Yukon campgrounds open this week — here's what you need to know

Yukon's territorial campgrounds are set to open on Thursday, but things will be a little different this year because of the COVID-19 pandemic.

Residents only for all 42 territorial campgrounds starting Thursday

A campsite at Yukon's Fox Lake campground. With Yukon's borders effectively closed to tourists, only residents will be allowed to stay at territorial campgrounds when they open on Thursday. (Paul Tukker/CBC)

Yukon's territorial campgrounds are set to open on Thursday, but things will be a little different this year because of the COVID-19 pandemic.

For one thing, people might be more anxious than ever to get away from home and find a change of scenery.

"We've got all hands on deck this week to get ready for a big opening," said Scott Cameron, the Yukon government's parks information officer.

Outhouses, boat launches, playgrounds and picnic shelters will all be open at the 42 territorial campgrounds.

Here's what you need to know about using Yukon's campgrounds this summer.

Yukoners only, for now 

With Yukon's borders effectively closed to tourists, only residents are allowed to stay at the campgrounds.

"In a normal year, about half our overnight campground users would be from out of territory, and they won't be there this year with the border restrictions," Cameron said. "So that's gonna mean some availability, make it maybe a bit easier to find a site."

Non-residents who are given 24 hours to transit through the territory won't be allowed to stay overnight in a campground. Cameron says parks staff are busy putting up signs at all campgrounds.

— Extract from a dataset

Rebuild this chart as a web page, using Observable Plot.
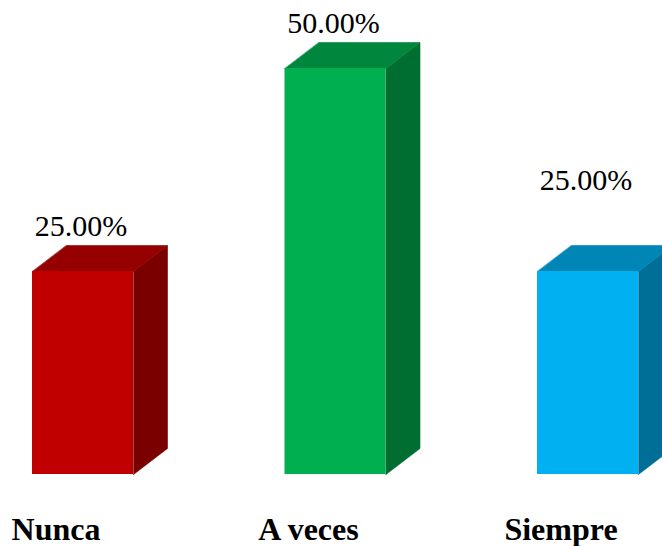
<!DOCTYPE html>
<html>
<head>
<meta charset="utf-8">
<script src="https://cdn.jsdelivr.net/npm/d3@7"></script>
<script src="https://cdn.jsdelivr.net/npm/@observablehq/plot@0.6"></script>
<style>
  html, body { margin: 0; padding: 0; background: #fff; overflow: hidden; }
  #chart { width: 662px; height: 546px; overflow: hidden; }
</style>
</head>
<body>
<div id="chart"></div>
<script>
// ---- data ----
const categories = ["Nunca", "A veces", "Siempre"];
const shares = [0.25, 0.50, 0.25];
const valueLabels = ["25.00%", "50.00%", "25.00%"];

// ---- styling ----
const frontColors = ["#C00000", "#00B050", "#00B0F0"];
const topColors   = ["#950000", "#00873D", "#0086B6"];
const sideColors  = ["#7A0000", "#006E31", "#006F98"];
const W = 662, H = 546;
const STEP_PX = 252.5;            // px per category index
const PX_PER_UNIT = 812;          // px per unit of share
const HW = 50.5 / STEP_PX;        // half width of front face (index units)
const DDX = 34 / STEP_PX;         // depth offset in x
const DDY = 26 / PX_PER_UNIT;     // depth offset in y
const serif = "Liberation Serif, Times New Roman, Times, serif";

const rows = categories.map((c, i) => ({i, c, v: shares[i], label: valueLabels[i]}));

const sidePts = rows.flatMap(r => [
  {c: r.c, x: r.i + HW,       y: 0,          col: sideColors[r.i]},
  {c: r.c, x: r.i + HW + DDX, y: DDY,        col: sideColors[r.i]},
  {c: r.c, x: r.i + HW + DDX, y: r.v + DDY,  col: sideColors[r.i]},
  {c: r.c, x: r.i + HW,       y: r.v,        col: sideColors[r.i]}
]);
const topPts = rows.flatMap(r => [
  {c: r.c, x: r.i - HW,       y: r.v,        col: topColors[r.i]},
  {c: r.c, x: r.i + HW,       y: r.v,        col: topColors[r.i]},
  {c: r.c, x: r.i + HW + DDX, y: r.v + DDY,  col: topColors[r.i]},
  {c: r.c, x: r.i - HW + DDX, y: r.v + DDY,  col: topColors[r.i]}
]);

const chart = Plot.plot({
  width: W,
  height: H,
  marginTop: 0,
  marginRight: 0,
  marginBottom: 72,
  marginLeft: 0,
  style: {fontFamily: serif, background: "white", overflow: "hidden"},
  x: {domain: [0, 2], range: [82.5, 587.5], axis: null},
  y: {domain: [0, 0.5], range: [474, 68], axis: null},
  color: {type: "identity"},
  marks: [
    Plot.line(sidePts, {x: "x", y: "y", z: "c", fill: "col", stroke: "col", strokeWidth: 0.6, curve: "linear-closed"}),
    Plot.line(topPts, {x: "x", y: "y", z: "c", fill: "col", stroke: "col", strokeWidth: 0.6, curve: "linear-closed"}),
    Plot.rect(rows, {x1: d => d.i - HW, x2: d => d.i + HW, y1: 0, y2: "v", fill: d => frontColors[d.i]}),
    Plot.text(rows.filter(r => r.c !== "Siempre"), {x: "i", y: "v", text: "label", dx: -2, dy: -36, lineAnchor: "bottom", fontSize: 30, fill: "black", fontFamily: serif}),
    Plot.text(rows.filter(r => r.c === "Siempre"), {x: "i", y: "v", text: "label", dx: -2, dy: -82, lineAnchor: "bottom", fontSize: 30, fill: "black", fontFamily: serif}),
    Plot.text(rows, {x: "i", frameAnchor: "bottom", text: "c", dx: -27, dy: 65, lineAnchor: "bottom", fontSize: 32, fontWeight: "bold", fill: "black", fontFamily: serif})
  ]
});
document.getElementById("chart").appendChild(chart);
</script>
</body>
</html>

"Those people are given a very specific route to [transit through Yukon] and they cannot stop or stay at government-run campgrounds," he said.

Outhouses, boat launches, playgrounds and picnic shelters will all be open. (Paul Tukker/CBC)

"So they're going to get a very visual reminder as soon as they pull off the highway. And that's going to line up with what they've been told at the border by an enforcement officer."

Cameron says enforcement officers and parks staff will be monitoring all parks to make sure people are following the rules.

Be as self-contained as possible

Parks officials say campers should be as self-contained as possible, with everything they need for their stay away from home.

That means bringing enough supplies to avoid unnecessary trips into the nearest town. And if campers do need to go to town, they're asked to only patronize those businesses that welcome visitors right now.

Cameron says people should make sure they have enough water and hand sanitizer with them to keep things clean. He says people should wipe down their site's picnic table as soon as they arrive.

Campers are encouraged to avoid using the outhouses if they have facilities in their camper of RV.

"We realize that the work that we need to do to clean outhouses this year will take a little bit longer. Staff are going to have to prioritize work and they're going to obviously clean the outhouses when they arrive on their shifts," Cameron said.

Campgrounds will still have free firewood on hand. 

Campers are encouraged to purchase their permits before arriving at the park, either online or from a vendor. (Paul Tukker/CBC)

Camping permits can be purchased as of Tuesday either online or from certain vendors. Cameron urges people to purchase their permit before arriving at a park.

Yukoners are also being told to camp only with members of their "combined household bubble."

Follow the 6 steps

"We're following the advice of health authorities, and we're going to continue to do that in our campgrounds," Cameron said.

That means observing the "six steps to staying safe," as advised by health officials:

  • maintain physical distance of at least 2 metres
  • wash hands frequently or use hand sanitizer
  • stay home if you're sick
  • gather in groups of fewer than 10 people
  • limit travel to rural communities
  • self-isolate if you've returned to Yukon or been in contact with someone who's sick


  • A previous version of this story said the Yukon government's parks information officer was Scott Campbell. That was incorrect. His name is Scott Cameron.